Big Agribusiness is fed up with pesky animal rights activists who expose abuses of farm animals on film. According to the Associated Press, agriculture committees in the Iowa state government have approved a bill to outlaw secret filming of animal abuses and punish the accused with a $7500 fine and up to five years in jail.
Strangely, consumers may actually want to know if their meat is being electrocuted, beaten, or ground up alive as some recent videos have exposed. Consumers may also want to know what the animals eat, if they ever see sunlight, if they are injected with chemicals, or even genetically cloned. Since the FDA does little to shine light on these and other concerns, activists have been the only source of this information. Now, they will face jail time for doing so if this measure passes.
“They’re trying to intimidate whistleblowers and put a chill on legitimate anti-cruelty investigations. Clearly the industry feels that it has something to hide or it wouldn’t be going to these extreme and absurd lengths.”
The excuse for the legislation given by the committee was that they were just trying to “prevent people from fraudulently seeking jobs in order to shoot videos that may give an unfair perspective on livestock operations.” This type of thing needs to be legislated in the Land of the Free with all the problems the country faces?

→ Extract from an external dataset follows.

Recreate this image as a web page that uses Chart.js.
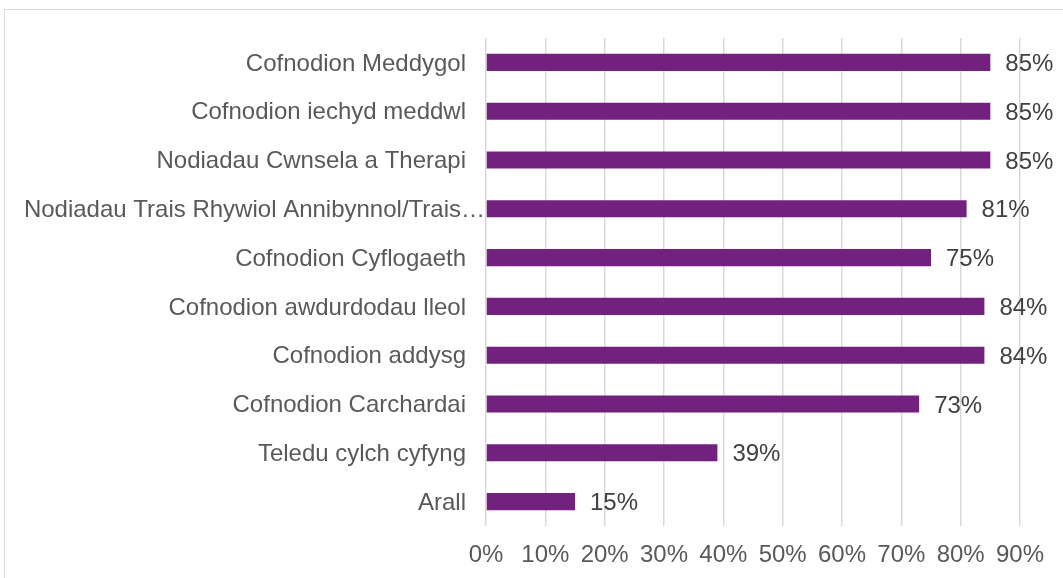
<!DOCTYPE html>
<html>
<head>
<meta charset="utf-8">
<script src="https://cdn.jsdelivr.net/npm/chart.js@4"></script>
<style>
  html, body { margin: 0; padding: 0; background: #ffffff; overflow: hidden; }
  #wrap { position: relative; width: 1063px; height: 578px; }
  #frame { position: absolute; left: 4px; top: 9px; width: 1100px; height: 600px; border: 1px solid #d9d9d9; box-sizing: border-box; }
  canvas { position: absolute; left: 0; top: 0; }
</style>
</head>
<body>
<div id="wrap">
  <div id="frame"></div>
  <canvas id="c" width="1063" height="578"></canvas>
</div>
<script>
const categories = [
  "Cofnodion Meddygol",
  "Cofnodion iechyd meddwl",
  "Nodiadau Cwnsela a Therapi",
  "Nodiadau Trais Rhywiol Annibynnol/Trais…",
  "Cofnodion Cyflogaeth",
  "Cofnodion awdurdodau lleol",
  "Cofnodion addysg",
  "Cofnodion Carchardai",
  "Teledu cylch cyfyng",
  "Arall"
];
const values = [85, 85, 85, 81, 75, 84, 84, 73, 39, 15];
const xTicks = [0, 10, 20, 30, 40, 50, 60, 70, 80, 90];

const FONT = "Liberation Sans, Arial, sans-serif";
const FONT_SIZE = 24;

const labelsPlugin = {
  id: 'labelsPlugin',
  afterDraw(chart) {
    const ctx = chart.ctx;
    const ys = chart.scales.y;
    const area = chart.chartArea;
    ctx.save();
    ctx.font = FONT_SIZE + 'px ' + FONT;
    // category labels
    ctx.fillStyle = '#595959';
    ctx.textAlign = 'right';
    ctx.textBaseline = 'middle';
    const avail = area.left - 27;
    categories.forEach((c, i) => {
      const y = ys.getPixelForTick(i) + 1.5;
      const w = ctx.measureText(c).width;
      const xr = (w + 20 > avail) ? area.left - 1 : area.left - 20;
      ctx.fillText(c, xr, y);
    });
    // data labels
    ctx.fillStyle = '#404040';
    ctx.textAlign = 'left';
    const meta = chart.getDatasetMeta(0);
    meta.data.forEach((bar, i) => {
      ctx.fillText(values[i] + '%', bar.x + 15, bar.y + 2);
    });
    ctx.restore();
  }
};

new Chart(document.getElementById('c'), {
  type: 'bar',
  data: {
    labels: categories,
    datasets: [{
      data: values,
      backgroundColor: '#73217F',
      borderWidth: 0,
      categoryPercentage: 1,
      barPercentage: 0.35
    }]
  },
  options: {
    indexAxis: 'y',
    responsive: false,
    devicePixelRatio: 1,
    animation: false,
    layout: { padding: { top: 38, right: 43, left: 0, bottom: 0 } },
    plugins: { legend: { display: false }, tooltip: { enabled: false } },
    scales: {
      x: {
        min: 0, max: 90,
        afterBuildTicks(scale) { scale.ticks = xTicks.map(v => ({ value: v })); },
        afterFit(scale) { scale.height = 52; },
        grid: { color: '#d9d9d9', lineWidth: 1.5, drawTicks: false },
        border: { display: false },
        ticks: {
          padding: 15,
          color: '#595959',
          font: { family: FONT, size: FONT_SIZE },
          callback: v => v + '%',
          maxRotation: 0
        }
      },
      y: {
        afterFit(scale) { scale.width = 486; },
        grid: { display: false, drawTicks: false },
        border: { display: false },
        ticks: { display: false }
      }
    }
  },
  plugins: [labelsPlugin]
});
</script>
</body>
</html>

The Humane Society, who releases several undercover videos per year, called the legislation “draconian.” Paul Shapiro of the Humane Society said “What’s needed is reform of these factory farms that will prevent cruelty to animals. What’s not needed is to make factory farming cruelties more secretive.” Paul Shapiro was a contributor to the whistleblower video below:
Big agribusiness claims that these activists are radicals who want all livestock farming shut down. On the contrary, many are just seeking a healthier product and agriculture quality reforms which reflect that.
It is unlikely that grass farmers like Joel Salatin of Polyface Farms, who raises pastured livestock, will be targeted by animal rights activists. Salatin, famous for his appearance in the book Omnivore’s Dilemma and the movie Food Inc, lets his animals live and eat as nature intended them to do. His animals are happy while living, and far healthier when eaten.
But strangely enough Satalin has been attacked by big government regulators because he won’t conform to raising animals in government-sanctioned concentration camps. He even wrote a book about it called Everything I Want To Do is Illegal: War Stories From the Local Food Front.
This Iowa measure seems to be yet another example of big corporations using big government to criminalize those who seek to lift the veil on corrupt and abusive behavior — or to make the consumer advocate the bad guy. Yes, consumers may be concerned about the conditions in which their meat, poultry, and pork has been raised. Where are they to turn for that information if the people’s government is constantly in corporate cover-up mode?